It’s hard to picture a time in which Statik Selektah and Termanology weren’t working together. Both hailing from Lawrence, Massachusetts, Statik and Term have built up a mutual musical repertoire that rivals any top current producer/emcee pair. Fittingly, the two come together for their first collaborative album 1982, a title that represents their shared year of birth.
With little wavering from Statik on the production side, the album undoubtedly becomes Termanology’s to surrender on the lyrical tip. Making an early statement on the album-opening track “The World Renown,” he relentlessly spits for nearly straight five minutes without losing focus. Known for his venerable mixtape background, Termanology holds his own against seasoned rappers Saigon, Xzibit and Freeway on the cipher-like cuts “Goin Back” and “Life Is What You Make It.” He also shows off his, ahem, versatility on the salaciously soulful record “Wedding Bells.” Backed by supporting vocals from new-coming crooner Jared Evan, Term transforms his usual street persona into a savvy bedroom partner for the girl that takes the intimate moments a little too seriously.

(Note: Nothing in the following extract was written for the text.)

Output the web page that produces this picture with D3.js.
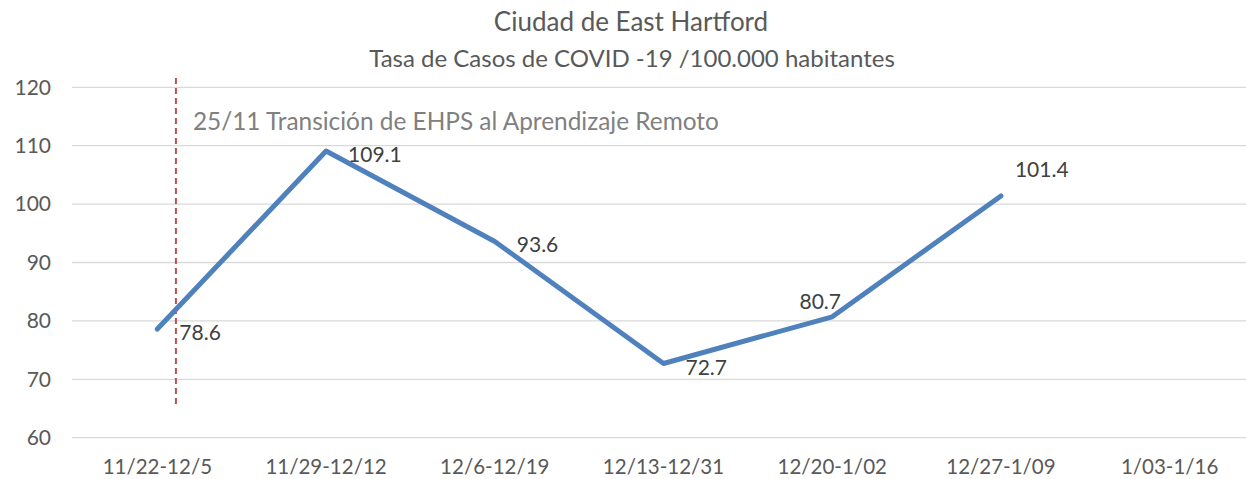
<!DOCTYPE html>
<html>
<head>
<meta charset="utf-8">
<script src="https://cdn.jsdelivr.net/npm/d3@7"></script>
<style>
  body { margin: 0; background: #fff; }
  text { font-family: Lato, "Noto Sans", sans-serif; }
</style>
</head>
<body>
<svg id="grafico" width="1246" height="479"></svg>
<script>
// Datos
let semanas = ["11/22-12/5", "11/29-12/12", "12/6-12/19", "12/13-12/31", "12/20-1/02", "12/27-1/09", "1/03-1/16"];
let tasas = [78.6, 109.1, 93.6, 72.7, 80.7, 101.4, null];
let ticksY = [60, 70, 80, 90, 100, 110, 120];
// posicion del rotulo de cada punto
let posRotulo = ["right", "right", "right", "right", "above", "aboveRight", "right"];
// linea vertical: 25/11, poco despues del inicio de la primera semana
let transicionPos = 0.11;
let transicionRango = [121.6, 65.7];
let transicionTexto = "25/11 Transición de EHPS al Aprendizaje Remoto";

let svg = d3.select("#grafico");
let izq = 73, der = 1254, arriba = 87.3, abajo = 437.7;

let fnX = d3.scaleBand().domain(semanas).range([izq, der]);
let fnXc = (i) => fnX(semanas[i]) + fnX.bandwidth() / 2;
let fnY = d3.scaleLinear().domain([60, 120]).range([abajo, arriba]);

// Titulos
svg.append("text")
  .attr("x", 631).attr("y", 31)
  .attr("text-anchor", "middle")
  .attr("font-size", 26)
  .attr("fill", "#595959")
  .text("Ciudad de East Hartford");
svg.append("text")
  .attr("x", 632).attr("y", 67)
  .attr("text-anchor", "middle")
  .attr("font-size", 24)
  .attr("fill", "#595959")
  .text("Tasa de Casos de COVID -19 /100.000 habitantes");

// Grilla
svg.selectAll(".grilla")
  .data(ticksY)
  .enter()
  .append("line")
  .classed("grilla", true)
  .attr("x1", izq - 1).attr("x2", der)
  .attr("y1", (d) => fnY(d)).attr("y2", (d) => fnY(d))
  .attr("stroke", "#d9d9d9")
  .attr("stroke-width", 1.3);

// Eje Y
let ejeY = svg.append("g")
  .attr("transform", `translate(${izq},0)`)
  .call(d3.axisLeft(fnY).tickValues(ticksY).tickSize(0).tickPadding(22));
ejeY.select(".domain").remove();
ejeY.selectAll("text")
  .attr("font-family", "Lato")
  .attr("font-size", 21)
  .attr("fill", "#595959");

// Eje X
let ejeX = svg.append("g")
  .attr("transform", `translate(0,${abajo})`)
  .call(d3.axisBottom(fnX).tickSize(0).tickPadding(22));
ejeX.select(".domain").remove();
ejeX.selectAll("text")
  .attr("font-family", "Lato")
  .attr("font-size", 20.5)
  .attr("fill", "#595959");

// Linea de transicion
let xTrans = fnXc(0) + transicionPos * fnX.step();
svg.append("line")
  .attr("x1", xTrans).attr("x2", xTrans)
  .attr("y1", fnY(transicionRango[0])).attr("y2", fnY(transicionRango[1]))
  .attr("stroke", "#c0504d")
  .attr("stroke-width", 2)
  .attr("stroke-dasharray", "6,4");
svg.append("text")
  .attr("x", xTrans + 17).attr("y", 130)
  .attr("font-size", 24.4)
  .attr("fill", "#808080")
  .text(transicionTexto);

// Serie
let puntos = tasas.map((v, i) => ({ v: v, i: i })).filter((d) => d.v !== null);
let linea = d3.line()
  .x((d) => fnXc(d.i))
  .y((d) => fnY(d.v));
svg.append("path")
  .datum(puntos)
  .attr("d", linea)
  .attr("fill", "none")
  .attr("stroke", "#4f81bd")
  .attr("stroke-width", 5)
  .attr("stroke-linejoin", "round")
  .attr("stroke-linecap", "round");

// Rotulos
svg.selectAll(".rotulo")
  .data(puntos)
  .enter()
  .append("text")
  .classed("rotulo", true)
  .attr("font-size", 21)
  .attr("fill", "#404040")
  .attr("x", (d) => {
    let p = posRotulo[d.i];
    if (p === "above") return fnXc(d.i) - 12;
    if (p === "aboveRight") return fnXc(d.i) + 14;
    return fnXc(d.i) + 22;
  })
  .attr("y", (d) => {
    let p = posRotulo[d.i];
    if (p === "above") return fnY(d.v) - 8;
    if (p === "aboveRight") return fnY(d.v) - 19;
    return fnY(d.v) + 11;
  })
  .attr("text-anchor", (d) => (posRotulo[d.i] === "above" ? "middle" : "start"))
  .text((d) => d.v.toFixed(1));
</script>
</body>
</html>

At times 1982 feels like a continuance of Statik Selektah’s compilation series rather than an exclusive project between the two Massachusetts-natives. As would be expected, Termanology is present on each record with a verse or two for good measure. However, the additional clutter of a dozen-plus features voids any likelihood of treating this as a “one producer, one emcee” album. Also, it doesn’t help that Term gets outshined on a handful of tracks, such as “Thugathon 2010” and “You Should Go Home.” On the former record, Lil Fame and Billy Danze of M.O.P. take command of a boom bap banger from Statik that resurrects the raw demeanor of yesteryear. Though valiant in his efforts, Termanology’s verse sounds polite in comparison. Then on “You Should Go Home,” he and Bun B go into "bros before hoes" mode. However, where Bun B plays the position well (“Just ‘cause I’m settled down don’t mean I’m not still trill / I went out before you and after you I still will”), Termanology’s performance (“You see me talking to her, I ain’t necessarily gettin’ it on / I could be talking to her about Sierra Leone or maybe my cologne”) comes off as unconvincing.
Though few and far between, the inclusion of engaging lyricism is something that could benefit Termanology in the future. Such is the case on “Freedom,” where he presents the consequences behind the loss of direction for second generation Puerto Rican-Americans. Taking it back to his own block, “The Hood Is On Fire” describes the dissolute conditions in which he came up under. Fearing for his future yet unable to break cyclical fate, he raps, “There’s no such thing as equal opportunity / People in my community usually under scrutiny / Truthfully son its lunacy, root for me the one soon to be / Brutally gunned down by a police cruiser that shoot at me.”
With their sights set on becoming the Pete Rock & CL Smooth or Gang Starr of the 21st century, 1982 isn’t quite the game changer Statik Selektah and Termanology sell from the beginning. Still, their overall body of work over the years has yet to disappoint, with this album fitting nicely into their progression. As a result, we may very well see these two become the figureheads of the Boston Hip Hop scene.